Start to develop your educational systems

focusing on helping each other to learn the many basic practical skills involved in gardening, making things, cooking, house repair, crafts, pottery, basket making, woodwork, sewing, preserving, sandal making, weaving, leatherwork, blacksmithing, consensus decision making,running cooperatives and good meetings.  Get older people to teach us how to bake a dinner, knit, darn, get cuttings to grow.  No need for professionals; we just organise discussion groups, talks, visits to thriving home gardens.  etc.  List the local skilled people willing to give advice or run classes.  List sources of materials, especially those free from the commons such as bamboo clumps and clay pits.  Develop recipes for nutritious but cheap meals mainly using plants (and weeds) that grow well locally.  Organise field days and visits, and bring in experts, to increase our knowledge and skills.

Leisure, entertainment, celebrations, festivals and culture.   

Develop ways of providing local entertainment, especially including regular concerts, dances, visiting artists, drama groups, craft and produce shows, art galleries, picnic days, celebrations, rituals and festivals.  We would organise our own news services, such as occasional bulletins gleaning material from global sources on sustainability and quality of life themes.  Eventually the main news media will be local radio stations.

Form a town bank (or credit union) and business incubator

creating the power to set up the kinds of firms the town needs.  For example we can lend capital, and working bee labour to develop premises for the boot repairer, whether or not it is profitable.  We would debate and vote on the bank’s rules and elect our own board.  The business incubator helps new firms to get going.  Both institutions assist old firms in the town that are failing (as oil scarcity hits transport and imported goods) to shift to production of needed items.  Thus we would eventually take control over town’s economic development, eliminating unemployment and creating the firms we need, and ensuring that everyone has a secure livelihood and valued contribution.

Develop collective spirit

Emphasise cooperation, sharing, helping, solidarity, feeling of mutual support and security. Synergism multiplies good effects and brings out the best in all. (Competitive individualism brings out the worst.)  This is no threat to individual freedoms – we just need to make the good of all the top priority.

The research and educational functions of the CDC. 

The CDC must constantly study the local situation, working out what needs exist, what resources we have, and how to organise better ways.  The most important functions for the CDC are to do with the education of people within the wider locality.  After all the main point of the exercise is to bring people to understand the need for and the rewards offered by the new ways.  All our activities such as working bees and market days provide opportunities for increasing awareness within the surrounding region.

Above all the goal must be to help people move towards Stage 2, i.e., to understand a) that there has to be vast and radical system change because a society based on affluence, growth, competition and market forces cannot solve our problems, b) the Simpler Way defuses the problems while liberating us for a much higher quality of life, c)  we cannot build thriving highly self-sufficient local communities unless we eventually radically remake the  national and international economies, and d) we must move towards this by working to get state and national governments and economies to shift their focus to assisting towns and regions to thrive.

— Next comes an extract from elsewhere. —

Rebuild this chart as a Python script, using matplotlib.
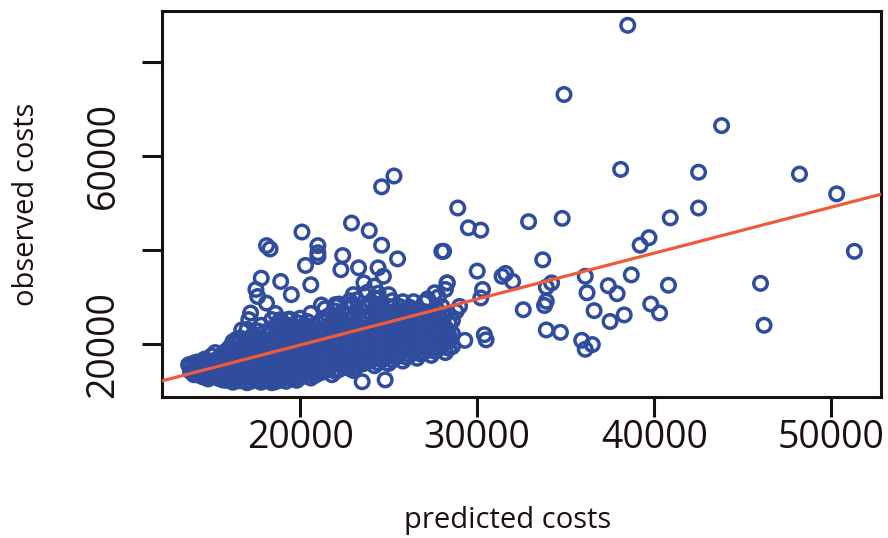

In other words it is important that the main long term goal of the CDC is developing the realization that the enormous Stage 2 changes must we taken on.

The approach outlined is positive and immediate. It is not about destroying before we can start to build.  It enables living in and enjoying the new ways, to some extent, here and now, long before the old system has been transcended.  There is nothing to stop us starting this work immediately.  Above all, given our global situation, what other action strategy makes as much sense?  Is any other more likely to get us to The Simpler Way?